Die majestätischen Rocky Mountains, spiegelblanke Seenplatten, kilometerlange Wälder, Schluchten und endlose, einsame Prärien ziehen vorbei. Bären und Hirsche, Eichhörnchen und Murmeltiere gesellen sich ab und an an den Wegesrand. Und wenn in der Nacht ein riesiger Mond über den Wipfeln erscheint, verschlägt es einem gänzlich die Sprache. Die Zeit vergeht wie im Flug in diesem Naturspektakel. Viel zu schnell ist Vancouver erreicht. Die „Perle des Pazifiks“. Zentrum von British Columbia, dem Wilden Westen Kanadas.

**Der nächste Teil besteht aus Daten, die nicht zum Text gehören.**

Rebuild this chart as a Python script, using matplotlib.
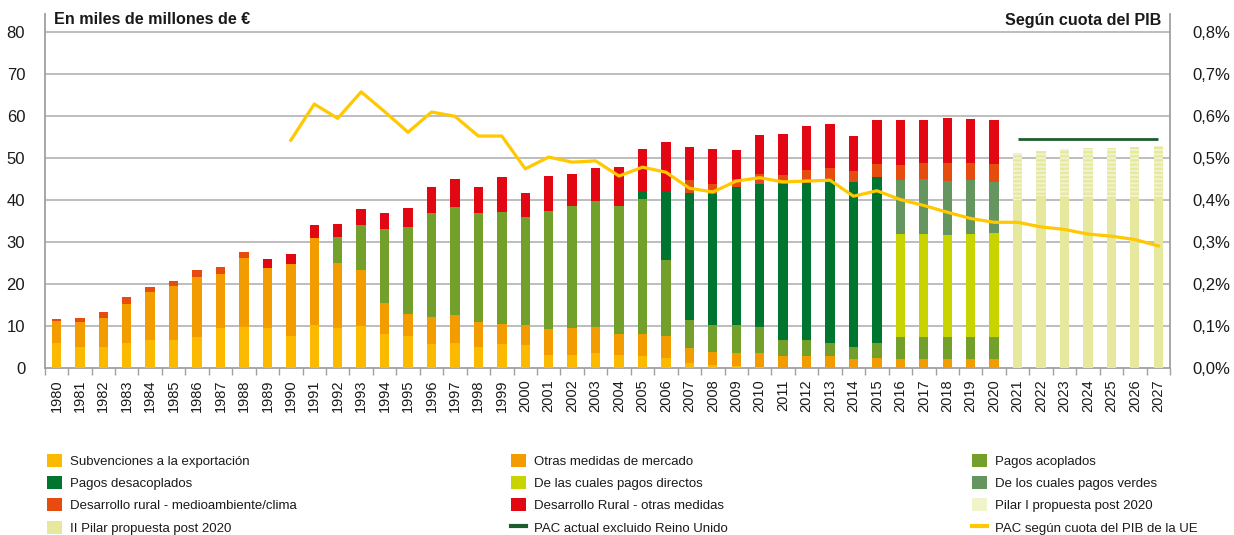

Wen die Sehnsucht nach Grün und unberührter Natur wieder packt, der kann hier jederzeit zu ihr zurückkehren. Vor der Nase liegt der Pazifik, im Rücken die Küstenberge. Man kann sich aussuchen, ob man lieber nach Vancouver Island segeln, eine der Walbeobachtungen erleben oder doch lieber in den Bergen wandern möchte. In Vancouver ist einfach alles möglich. Doch sollte man sich auf keinen Fall einen Bummel durch die Stadt entgehen lassen. Durch Gastown mit seinen alten Backsteinhäusern und den Kopfstein gepflasterten Straßen. Durch die Geschäftsviertel mit seinen gläsernen Wolkenkratzern, die wie Gold in der Abendsonne funkeln. Und natürlich einmal, nur einmal durch den Dr. Sun Yat-Sen Classical Chinese Garten – der erste klassische chinesische Garten, der außerhalb Chinas im Stil der Ming Dynastie angelegt wurde. Dieses Land macht süchtig. Und ich kenne schon mein nächstes Urlaubsziel. Kanada, und immer wieder Kanada. Bitte, noch einmal „IMAX-Live“. Mit dem „Endlos-Return“ Button, bitte.